Task to complete: Exact reproduction of the data is required, with images excluded.

Dataset section:
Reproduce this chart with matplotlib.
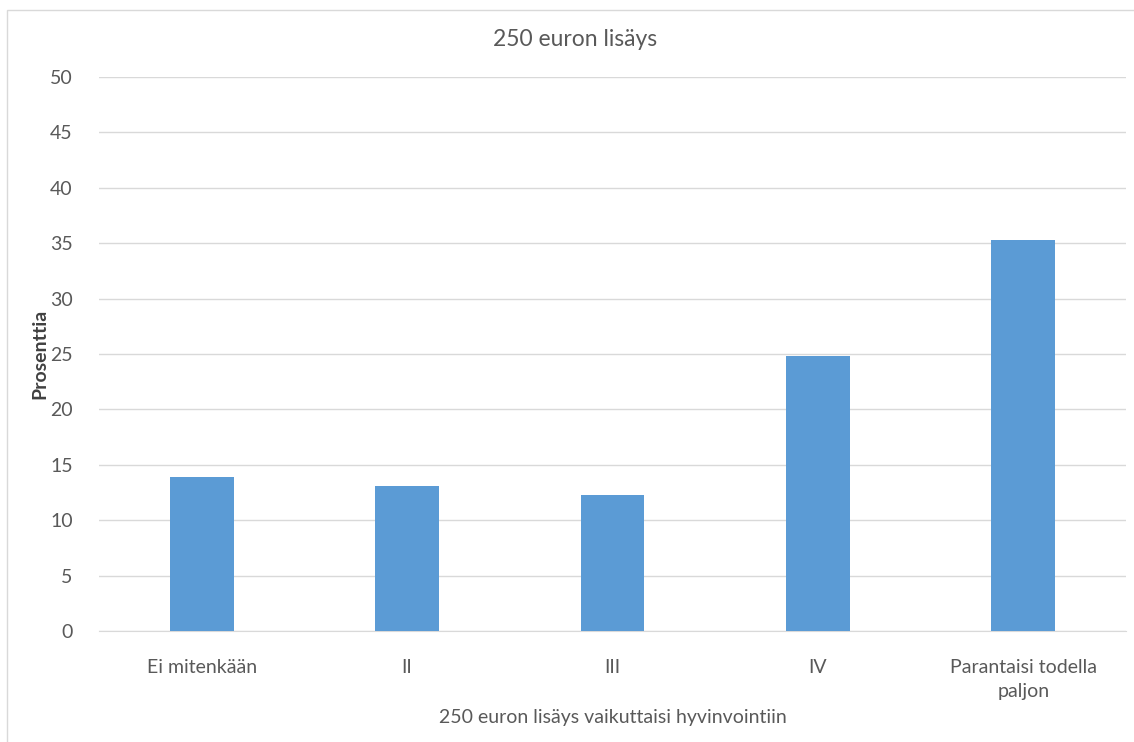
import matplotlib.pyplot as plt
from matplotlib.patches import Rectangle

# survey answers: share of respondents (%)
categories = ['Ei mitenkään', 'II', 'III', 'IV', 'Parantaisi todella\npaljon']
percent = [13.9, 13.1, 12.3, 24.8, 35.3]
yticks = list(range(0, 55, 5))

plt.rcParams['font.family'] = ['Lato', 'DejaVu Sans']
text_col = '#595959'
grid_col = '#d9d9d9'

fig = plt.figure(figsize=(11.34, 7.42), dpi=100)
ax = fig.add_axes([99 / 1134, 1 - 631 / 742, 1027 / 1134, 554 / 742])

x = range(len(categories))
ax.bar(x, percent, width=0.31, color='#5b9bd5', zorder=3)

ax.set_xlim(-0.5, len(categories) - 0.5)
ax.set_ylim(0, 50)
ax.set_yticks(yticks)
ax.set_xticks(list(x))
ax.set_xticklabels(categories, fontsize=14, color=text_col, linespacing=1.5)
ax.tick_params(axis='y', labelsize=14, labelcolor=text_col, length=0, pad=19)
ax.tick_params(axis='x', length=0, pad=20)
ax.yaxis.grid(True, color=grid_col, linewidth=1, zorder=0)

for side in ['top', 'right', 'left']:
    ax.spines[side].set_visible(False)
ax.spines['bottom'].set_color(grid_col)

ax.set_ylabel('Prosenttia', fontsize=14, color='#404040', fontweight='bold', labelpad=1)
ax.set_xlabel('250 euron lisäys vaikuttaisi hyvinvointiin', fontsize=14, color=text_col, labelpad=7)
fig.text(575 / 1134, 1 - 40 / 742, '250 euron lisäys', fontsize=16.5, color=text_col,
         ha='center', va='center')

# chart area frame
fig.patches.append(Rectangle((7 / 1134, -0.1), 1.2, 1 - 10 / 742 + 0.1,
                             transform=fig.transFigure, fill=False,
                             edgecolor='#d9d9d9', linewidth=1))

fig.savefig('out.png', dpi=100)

Solution:
Reproduce this chart with matplotlib.
import matplotlib.pyplot as plt
from matplotlib.patches import Rectangle

# survey answers: share of respondents (%)
categories = ['Ei mitenkään', 'II', 'III', 'IV', 'Parantaisi todella\npaljon']
percent = [13.9, 13.1, 12.3, 24.8, 35.3]
yticks = list(range(0, 55, 5))

plt.rcParams['font.family'] = ['Lato', 'DejaVu Sans']
text_col = '#595959'
grid_col = '#d9d9d9'

fig = plt.figure(figsize=(11.34, 7.42), dpi=100)
ax = fig.add_axes([99 / 1134, 1 - 631 / 742, 1027 / 1134, 554 / 742])

x = range(len(categories))
ax.bar(x, percent, width=0.31, color='#5b9bd5', zorder=3)

ax.set_xlim(-0.5, len(categories) - 0.5)
ax.set_ylim(0, 50)
ax.set_yticks(yticks)
ax.set_xticks(list(x))
ax.set_xticklabels(categories, fontsize=14, color=text_col, linespacing=1.5)
ax.tick_params(axis='y', labelsize=14, labelcolor=text_col, length=0, pad=19)
ax.tick_params(axis='x', length=0, pad=20)
ax.yaxis.grid(True, color=grid_col, linewidth=1, zorder=0)

for side in ['top', 'right', 'left']:
    ax.spines[side].set_visible(False)
ax.spines['bottom'].set_color(grid_col)

ax.set_ylabel('Prosenttia', fontsize=14, color='#404040', fontweight='bold', labelpad=1)
ax.set_xlabel('250 euron lisäys vaikuttaisi hyvinvointiin', fontsize=14, color=text_col, labelpad=7)
fig.text(575 / 1134, 1 - 40 / 742, '250 euron lisäys', fontsize=16.5, color=text_col,
         ha='center', va='center')

# chart area frame
fig.patches.append(Rectangle((7 / 1134, -0.1), 1.2, 1 - 10 / 742 + 0.1,
                             transform=fig.transFigure, fill=False,
                             edgecolor='#d9d9d9', linewidth=1))

fig.savefig('out.png', dpi=100)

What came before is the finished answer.